I've gotten virtual memory working on ARMv8 after crafting the page tables. Oddly, most of my translations are working (identity mapped) save for Flash which sits at physical address zero. I use a single function that edits the page tables, so the fact that some work and some do not is strange to me. Specifically I have only a few ranges mapped:
Flash [0x00000000, len = 0x08000000]
UART [0x09000000, len = 0x1000 ]
RAM [0x40000000, len = 0x0fe00000]
Secure RAM [0x4fe00000, len = 0x00200000]
And again, they all work except for Flash. My mapping function also works for non-identity maps. There is just something strange about that Flash range.
I have an exception handler in place that I'm using to dissect the issue. I found two interesting cases when catching Data Abort
exceptions. I encountered two Data Abort sub-types depending on the type of memory being accessed:
- [1] Flash address range (e.g. 0x00000000)
- ESR.ISS = 0x10 (ISS.DFSC = 0x10)
- Synchronous External abort, not on translation table walk
- [2] An expected unmapped address (e.g. 0x50000000)
- ESR.ISS = 0x06 (ISS.DFSC = 0x06)
- Synchronous External abort, on translation table walk, level 2
When attempting to handle the exception for accessing an address I do not expect to be in the table I get a [2] (fault at level 2 because some nearby addresses were mapped).
When I attempt to handle the exception for accessing Flash which I do expect to be in the table I get [1] (not in table walk).
So, I am confused on what these two cases represent. What is the difference between [1] and [2]? They seem to represent the same thing. Does [1] somehow represent the case that translation failed before it tried? There are defined level 0 faults I would expect to handle if that were the case. I was expecting the "Not in table" fault for the address I was not expecting to be in the table but instead received the other.
As it turned out, the issue I was seeing was due to Flash being mapped as a Secure-only device, so only secure accesses will make it through the MMU (i.e. NSTable=0 on table entries and NS=0 on the block entries).

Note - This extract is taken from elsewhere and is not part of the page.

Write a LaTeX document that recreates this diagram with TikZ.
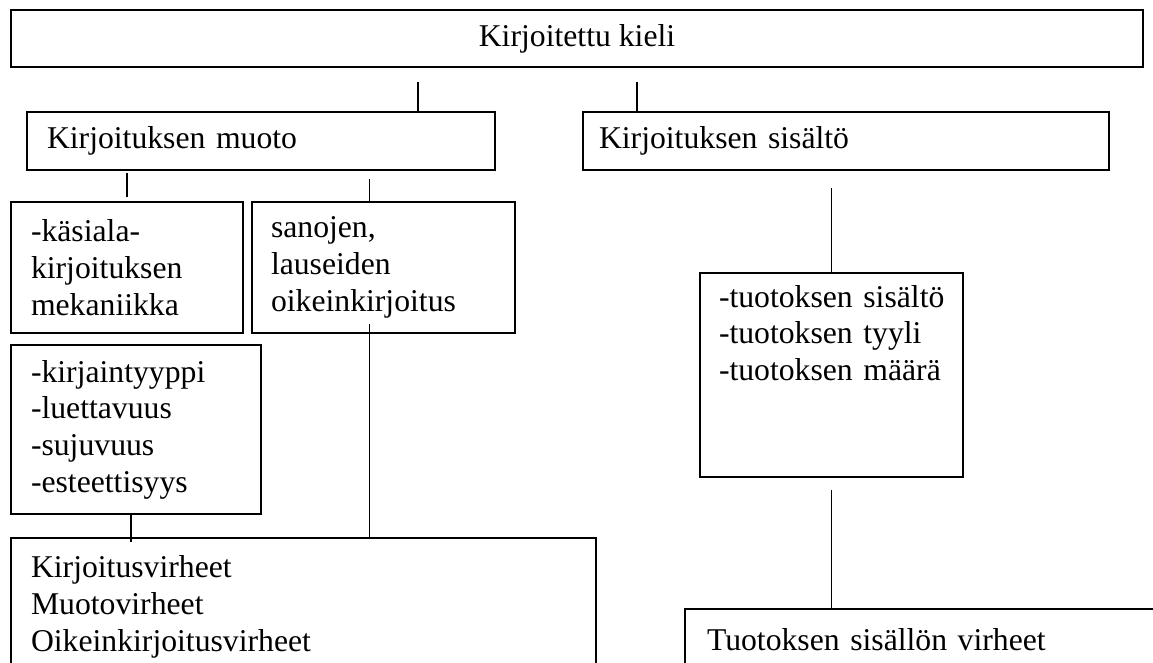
\documentclass[tikz,border=0pt]{standalone}
\usepackage{fontspec}
\setmainfont{Liberation Serif}
\usetikzlibrary{positioning}

\begin{document}
\begin{tikzpicture}[
  x=1pt, y=-1pt,
  box/.style={draw, rectangle, line width=2pt, anchor=north west,
    inner xsep=20pt, inner ysep=0pt, align=left,
    font=\fontsize{31.7}{36.7}\selectfont},
  conn/.style={line width=1.6pt},
]
\useasboundingbox (0,0) rectangle (1153,662);
\clip (0,0) rectangle (1153,662);

% Top level
\node[box, align=center, minimum width=1132pt, minimum height=57pt] (kieli) at (10,9) {Kirjoitettu kieli};

% Form and content
\node[box, text width=428pt, minimum height=58pt] (muoto) at (26,111) {Kirjoituksen muoto};
\node[box, inner xsep=16pt, text width=494pt, minimum height=58pt] (sisalto) at (582,111) {Kirjoituksen sisältö};

% Form branch
\node[box, text width=192pt, minimum height=131pt] (kasiala) at (10,201) {-käsiala-\\kirjoituksen\\mekaniikka};
\node[box, inner xsep=19pt, text width=225pt, minimum height=131pt] (sanojen) at (251,201) {sanojen,\\lauseiden\\oikeinkirjoitus};
\node[box, text width=210pt, minimum height=169pt] (kirjain) at (10,344) {-kirjaintyyppi\\-luettavuus\\-sujuvuus\\-esteettisyys};
\node[box, text width=545pt, minimum height=138pt] (virheet) at (10,537) {Kirjoitusvirheet\\Muotovirheet\\Oikeinkirjoitusvirheet};

% Content branch
\node[box, inner xsep=19pt, text width=225pt, minimum height=204pt] (tuotos) at (699,272) {\mbox{-tuotoksen sisältö}\\-tuotoksen tyyli\\-tuotoksen määrä\\\strut\\\strut};
\node[box, inner xsep=22pt, text width=432pt, minimum height=62pt] (tvirheet) at (684,608) {Tuotoksen sisällön virheet};

% Connector points
\coordinate (muotoin) at ([xshift=157pt]muoto.north);
\coordinate (sisaltoin) at ([xshift=-209pt]sisalto.north);
\coordinate (sanojenin) at ([xshift=-14pt]sanojen.north);
\coordinate (sanojenout) at ([xshift=-14pt]sanojen.south);
\coordinate (kirjainout) at ([xshift=-5pt]kirjain.south);

% Connectors
\draw[conn, shorten <=14pt] (kieli.south -| muotoin) -- (muotoin);
\draw[conn, shorten <=14pt] (kieli.south -| sisaltoin) -- (sisaltoin);
\draw[conn, shorten <=2pt, shorten >=4pt] (muoto.south -| kasiala.north) -- (kasiala.north);
\draw[conn, shorten <=8pt] (muoto.south -| sanojenin) -- (sanojenin);
\draw[conn, shorten <=-10pt] (sanojenout) -- (sanojenout |- virheet.north);
\draw[conn, shorten >=-5pt] (kirjainout) -- (kirjainout |- virheet.north);
\draw[conn, shorten <=17pt] (sisalto.south -| tuotos.north) -- (tuotos.north);
\draw[conn, shorten <=12pt] (tuotos.south) -- (tuotos.south |- tvirheet.north);
\end{tikzpicture}
\end{document}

After realizing this, and with help from @artlessnoise regarding "External Aborts" in the comments I've come to the following distinction between the two subtypes of Data Abort:
"Not on translation table walk"
Does not mean, as I was reading it, that "The exception occurred because the requested memory address was not found 'on the translation table walk'". But rather it means that the exception occurred while "not on the translation table walk" (i.e. before or after the operation). In this case the Flash PA was mapped in the tables but my accesses were Non-Secure, so the device was not responding (MMU was not routing them through to the device). This lack of response caused the external abort. As such, ARM may have more succinctly defined this exception as, for example:
"Not on translation table walk" -> "Not as a result of translation table walk"
The other subtype:
"On translation table walk, level 2"
Is what one should expect to receive during a page fault
. In other words, an attempt was made to read memory that does not have a VA->PA mapping in the translation tables. the level observed reflects how far the MMU walks the tables before stopping.
Note that I removed the "Synchronous External abort" part of the definitions. Both are considered External aborts because both are raised as a result of operations outside of the CPU while attempting to read memory or directly from the MMU.